Part II also ends with a crescendo. The diving sequence is justly the most celebrated in the film, even in film history. Camera people Ertl and Dorothy Poynton-Hill had to adjust for distance during the dive, change exposure the second the diver hit the water, then reverse the process when s/he resurfaced. An elevator-type device mounted by the pool insured a fluid movement. The divers become suspended, as the camera seemingly redefines the physical laws of motion, of space and of time. The divers appear in the sky from nowhere, defying gravity; in slow-motion, they become surreal. Bodies twist, twirl, arc and never descend. No commentary mars the effect. Once again, no matter how beautiful each movement, repetition with each contestant could visually numb. To avoid that, Riefenstahl matched each shot with the movement of the dive preceding it; at the end, to the dive following. Such grace shows the director at her best; one forgets the background outside the realm of pure artistry.
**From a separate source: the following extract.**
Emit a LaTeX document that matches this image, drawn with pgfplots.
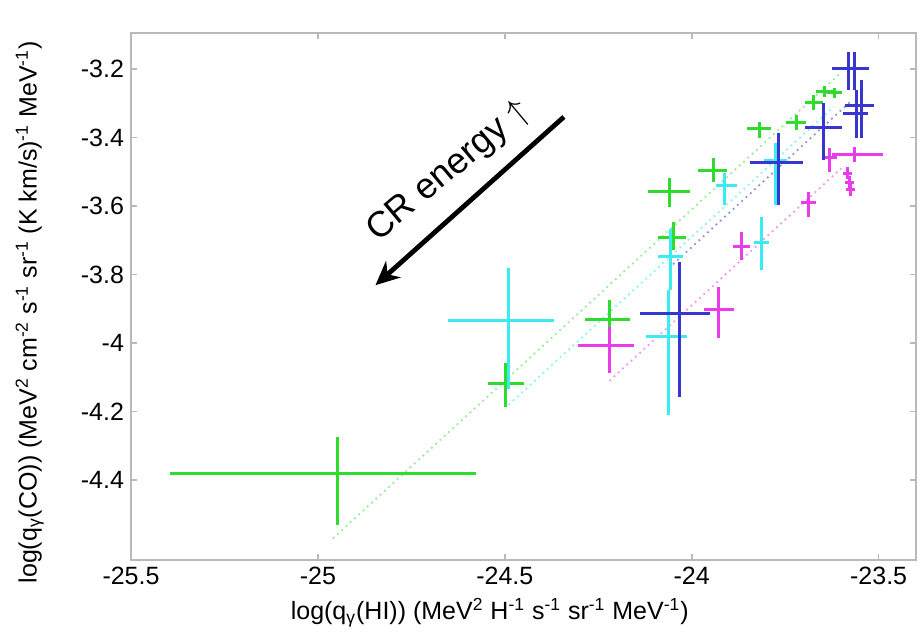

She has perennially maintained her political innocence, reminding us of the gold medal the Olympic Committee awarded her in 1948. To many people, her stance rings hollow. Olympia is a stunning, and reasonably accurate account of the games. However, she was only independent of the propaganda ministry because of Hitler's personal involvement. It partly transcends politics, but it was established for political motives for political propaganda. Olympia is not a product of the political naif (she would "borrow" a group of gypsies from a nearby concentration camp for a later film — then return them when she was through), but a brilliant, ambitious director who wanted her work seen. Genius can work both ways.